The productivity reflex

Look at how we talk about AI today. The vocabulary is almost entirely industrial. Output. Throughput. Productivity gains. Time to value. Velocity. These are factory words. They are the words you use when you are measuring how fast a conveyor belt runs.

And increasingly, these are the words we use to measure ourselves. How many tasks did you ship this week? How many emails did you answer? How many words did you write? How much “deep work” did you put in, a phrase that, notably, treats human thought as a unit of production.

The reflex is everywhere. In schools, we measure students by activities completed, minutes engaged, modules finished. In knowledge work, we measure ourselves by output volume. In creative fields, we measure by frequency of posts. The metric of being human has quietly become the metric of being a productive machine.
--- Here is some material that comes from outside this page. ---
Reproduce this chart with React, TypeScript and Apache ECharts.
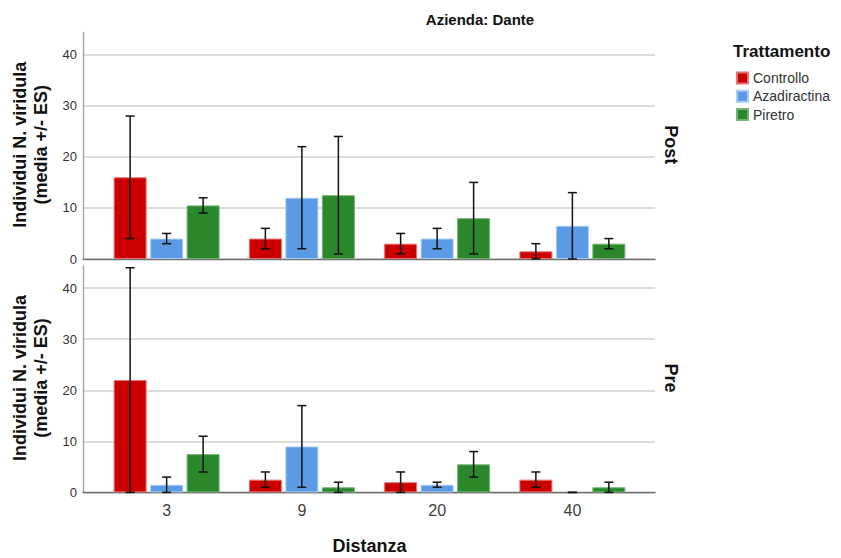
import React, { useEffect, useRef } from "react";
import * as echarts from "echarts";

const categories = ["3", "9", "20", "40"];
const treatments = ["Controllo", "Azadiractina", "Piretro"];

// Post panel (means, lower and upper error limits)
const postControllo = [16, 4, 3, 1.5];
const postControlloLow = [4, 2, 1, 0];
const postControlloHigh = [28, 6, 5, 3];
const postAzadiractina = [4, 12, 4, 6.5];
const postAzadiractinaLow = [3, 2, 2, 0];
const postAzadiractinaHigh = [5, 22, 6, 13];
const postPiretro = [10.5, 12.5, 8, 3];
const postPiretroLow = [9, 1, 1, 2];
const postPiretroHigh = [12, 24, 15, 4];

// Pre panel
const preControllo = [22, 2.5, 2, 2.5];
const preControlloLow = [0, 1, 0, 1];
const preControlloHigh = [44, 4, 4, 4];
const preAzadiractina = [1.5, 9, 1.5, 0];
const preAzadiractinaLow = [0, 1, 1, 0];
const preAzadiractinaHigh = [3, 17, 2, 0];
const prePiretro = [7.5, 1, 5.5, 1];
const prePiretroLow = [4, 0, 3, 0];
const prePiretroHigh = [11, 2, 8, 2];

const yTicks = [0, 10, 20, 30, 40];
const yMax = 44.4;

const colors = ["#CC0000", "#5B9BE5", "#2A872A"];
const borders = ["#E57373", "#A6CBF2", "#74B474"];
const FONT = "'Liberation Sans', Arial, sans-serif";

const BAR_PCT = 0.244;
const GAP_PCT = 0.106;

export default function App() {
  const ref = useRef<HTMLDivElement>(null);
  useEffect(() => {
    if (!ref.current) return;
    document.body.style.margin = "0";
    const chart = echarts.init(ref.current, null, { renderer: "svg" });

    const panels = [
      {
        means: [postControllo, postAzadiractina, postPiretro],
        lows: [postControlloLow, postAzadiractinaLow, postPiretroLow],
        highs: [postControlloHigh, postAzadiractinaHigh, postPiretroHigh],
        top: 32.3,
        label: "Post",
      },
      {
        means: [preControllo, preAzadiractina, prePiretro],
        lows: [preControlloLow, preAzadiractinaLow, prePiretroLow],
        highs: [preControlloHigh, preAzadiractinaHigh, prePiretroHigh],
        top: 265.7,
        label: "Pre",
      },
    ];
    const H = 226.7;

    const grids: any[] = [];
    const xAxes: any[] = [];
    const yAxes: any[] = [];
    const series: any[] = [];
    const graphics: any[] = [];

    panels.forEach((p, pi) => {
      const outer = pi * 2;
      const inner = pi * 2 + 1;
      grids.push({ left: 83, width: 572, top: p.top, height: H });
      grids.push({ left: 99, width: 541, top: p.top, height: H });
      xAxes.push({
        gridIndex: outer,
        type: "value",
        min: 0,
        max: 1,
        axisLine: { show: true, onZero: false, lineStyle: { color: "#707070", width: 1.3 } },
        axisTick: { show: false },
        axisLabel: { show: false },
        splitLine: { show: false },
      });
      xAxes.push({
        gridIndex: inner,
        type: "category",
        data: categories,
        axisLine: { show: false },
        axisTick: { show: false },
        axisLabel: {
          show: pi === 1,
          fontSize: 16,
          color: "#404040",
          fontFamily: FONT,
          margin: 10,
        },
        splitLine: { show: false },
      });
      yAxes.push({
        gridIndex: outer,
        type: "value",
        min: 0,
        max: yMax,
        interval: 10,
        axisLine: { show: true, lineStyle: { color: "#a0a0a0", width: 1.3 } },
        axisTick: { show: false },
        axisLabel: {
          fontSize: 13,
          color: "#333",
          fontFamily: FONT,
          margin: 6,
          showMaxLabel: false,
          formatter: (v: number) => (yTicks.includes(v) ? String(v) : ""),
        },
        splitLine: {
          show: true,
          showMaxLine: false,
          lineStyle: { color: "#d0d0d0", width: 1.5 },
        },
      });
      yAxes.push({
        gridIndex: inner,
        type: "value",
        min: 0,
        max: yMax,
        show: false,
      });

      treatments.forEach((name, t) => {
        series.push({
          type: "bar",
          name,
          xAxisIndex: inner,
          yAxisIndex: inner,
          data: p.means[t].map((v) => ({
            value: v,
            itemStyle: { borderWidth: v === 0 ? 0 : 1 },
          })),
          barWidth: BAR_PCT * 100 + "%",
          barGap: GAP_PCT * 100 + "%",
          itemStyle: { color: colors[t], borderColor: borders[t], borderWidth: 1 },
          z: 2,
        });
      });
      treatments.forEach((name, t) => {
        series.push({
          type: "custom",
          name: name + " ES " + p.label,
          xAxisIndex: inner,
          yAxisIndex: inner,
          z: 5,
          silent: true,
          encode: { x: 0, y: [1, 2] },
          data: categories.map((_, i) => [i, p.lows[t][i], p.highs[t][i]]),
          renderItem: (params: any, api: any) => {
            const xi = api.value(0);
            const lo = api.coord([xi, api.value(1)]);
            const hi = api.coord([xi, api.value(2)]);
            const bw = api.size([1, 0])[0];
            const barW = bw * BAR_PCT;
            const step = barW * (1 + GAP_PCT);
            const cx = lo[0] + (t - 1) * step;
            const cap = 4.5;
            const st = { stroke: "#111", lineWidth: 1.5 };
            return {
              type: "group",
              children: [
                { type: "line", shape: { x1: cx, y1: lo[1], x2: cx, y2: hi[1] }, style: st },
                { type: "line", shape: { x1: cx - cap, y1: lo[1], x2: cx + cap, y2: lo[1] }, style: st },
                { type: "line", shape: { x1: cx - cap, y1: hi[1], x2: cx + cap, y2: hi[1] }, style: st },
              ],
            };
          },
        });
      });

      graphics.push({
        type: "text",
        x: 30.5,
        y: p.top + H / 2 - 1,
        rotation: Math.PI / 2,
        style: {
          text: "Individui N. viridula\n(media +/- ES)",
          font: `bold 18px ${FONT}`,
          fill: "#111",
          align: "center",
          verticalAlign: "middle",
          lineHeight: 20.5,
        },
      });
      graphics.push({
        type: "text",
        x: 670.5,
        y: p.top + H / 2 - 1,
        rotation: -Math.PI / 2,
        style: {
          text: p.label,
          font: `bold 18px ${FONT}`,
          fill: "#111",
          align: "center",
          verticalAlign: "middle",
        },
      });
    });

    graphics.push({
      type: "text",
      x: 480,
      y: 19.7,
      style: {
        text: "Azienda: Dante",
        font: `bold 15px ${FONT}`,
        fill: "#111",
        align: "center",
        verticalAlign: "middle",
      },
    });
    graphics.push({
      type: "text",
      x: 369.5,
      y: 546,
      style: {
        text: "Distanza",
        font: `bold 18px ${FONT}`,
        fill: "#111",
        align: "center",
        verticalAlign: "middle",
      },
    });
    graphics.push({
      type: "text",
      x: 733,
      y: 51,
      style: {
        text: "Trattamento",
        font: `bold 17px ${FONT}`,
        fill: "#111",
        align: "left",
        verticalAlign: "middle",
      },
    });

    chart.setOption({
      animation: false,
      backgroundColor: "#fff",
      textStyle: { fontFamily: FONT },
      grid: grids,
      xAxis: xAxes,
      yAxis: yAxes,
      series,
      legend: {
        data: treatments,
        orient: "vertical",
        left: 736,
        top: 71,
        padding: 0,
        itemWidth: 11,
        itemHeight: 11,
        itemGap: 4.3,
        icon: "rect",
        textStyle: { fontSize: 14, color: "#333", fontFamily: FONT },
      },
      graphic: graphics,
    });
    return () => chart.dispose();
  }, []);
  return (
    <div
      ref={ref}
      style={{ width: 841, height: 558, position: "absolute", left: 0, top: 0 }}
    />
  );
}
What gets lost when efficiency wins

Here’s the strange thing: the qualities we used to associate with being deeply human, curiosity, reflection, struggle, slowness, the long pause before an idea forms, are the exact qualities that look like inefficiency on a dashboard.

A student who spends an hour staring out the window thinking about a problem before writing anything down is, by the standard EdTech metric, a low-engagement user. A writer who deletes a paragraph three times is, by the standard productivity metric, slow. A researcher who reads widely for months before knowing what their question is, is, by the standard funder metric, unproductive.

None of these people are doing nothing. They are doing the things that machines can’t yet do, and probably never will. But because our measurement systems can’t see those activities, we have started to treat them as waste.

The more students are able to spend less time on the platform because the platform is doing such a great job, the less engagement they will have, which, if used as the main proxy for learning, might not show that they are actually benefiting and are top performers. , EdTech founder, on the Productivity–Learning Paradox
 The mirror problem

We are now training AI on enormous quantities of human output, and then training ourselves to produce in ways that look more like that output. AI writes in clean, fluent paragraphs. So we start writing in clean, fluent paragraphs. AI produces confident summaries. So we start producing confident summaries. AI generates fast. So we start generating fast.

The mirror reflects, and then we adjust ourselves to match the reflection.

The risk isn’t that machines will become more like us. The risk is that, by spending so much of our time optimizing for the things machines do well, we will become less like ourselves. Less patient with ambiguity. Less comfortable with not knowing. Less willing to sit with a problem for the time it takes to actually think about it.

What’s worth protecting

There are things AI cannot do, not because the models aren’t good enough yet, but because the things in question are fundamentally not what machines are for. The slow accumulation of lived experience. The friction of caring about something. The act of changing your mind because something genuinely moved you. The willingness to be wrong in public. The patience required to sit with a learner who needs more time. The courage to ask a question you don’t know the answer to.

These are not productivity bottlenecks. They are not inefficiencies to be optimized away. They are the actual texture of being human, and they are worth defending, especially in education, where what we are really teaching is not how to produce more, but how to become more.

A different question

The conversation about AI usually starts with “What can it do?” A better starting question is: “What should we still do, even though it can?”

For educators, the answer might be: ask better questions. Hold space for confusion. Notice the learner who hasn’t said anything for a while. Have the kind of conversation that no machine can have, because it’s grounded in a specific relationship, in a specific moment, with a specific child.

For all of us, the answer is probably similar: protect the slow things. Defend the inefficient ones. Keep doing what is meaningfully human, especially when there’s a faster machine alternative.

Because the goal was never to compete with the machines. It was to be more human than they could ever be.